The Independent welcomes the apparent shift in public opinion. We have consistently opposed the back-of-an-envelope policy announced hastily by David Cameron in the run-up to the 2010 general election, and have exposed its shortcomings in our Drop the Target campaign with the Open Britain group.
It is now rather misleading to describe the target as the government’s policy; it would be more accurate to say it is the prime minister’s. She is increasingly isolated on the issue in her own party. Cabinet ministers have rightly forced her to ease the cap on visas for foreign doctors and nurses. They scent victory in their efforts to ensure that overseas students are finally taken out of the target, despite Ms May’s longstanding opposition.
Sajid Javid would not normally have been the prime minister’s first choice as home secretary when Amber Rudd resigned in April amid the Windrush scandal, because he had been willing to stand up to Ms May in his previous jobs. But in the circumstances, she acknowledged he was the right choice.
Mr Javid has lived up to his word, on his appointment, about being his own man. He used his position of strength, and Ms May’s relative weakness, to dump her “hostile environment” policy on illegal immigration, which she put in place as home secretary, which allowed the Windrush affair to happen.
Mr Javid is now drawing up the post-Brexit regime for EU migrants. A white paper and immigration bill are long overdue. The home secretary should resist pressure from Downing Street to rush out his policy ahead of parliament’s summer break. He would be wise to wait until after the independent Migration Advisory Committee reports in September. It is likely to highlight how British business will continue to need EU migration.

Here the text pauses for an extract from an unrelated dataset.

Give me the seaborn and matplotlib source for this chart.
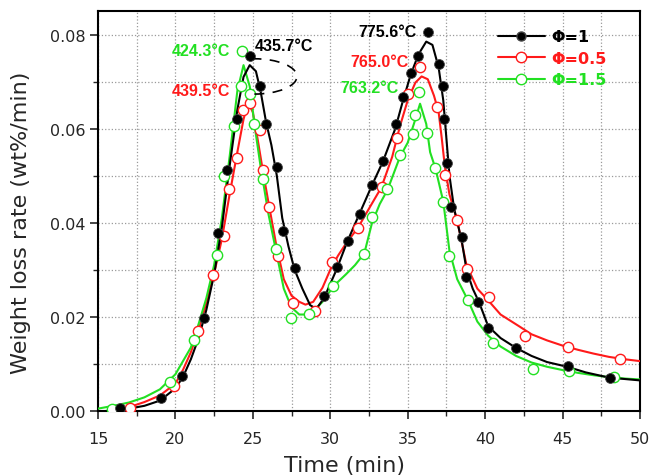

The government might also need to allow something close to the current free movement system in order to win access to the single market and protect British jobs – that would be a sensible trade-off.
To answer critics who would then accuse her of not honouring the Brexit referendum result, Ms May might be tempted to stick to her migration target as a fig leaf and signal that she is still tough on immigration. Mr Javid, who pays lip service to the target on the grounds that it was in last year’s Tory manifesto, should use his strength to persuade Ms May to drop it.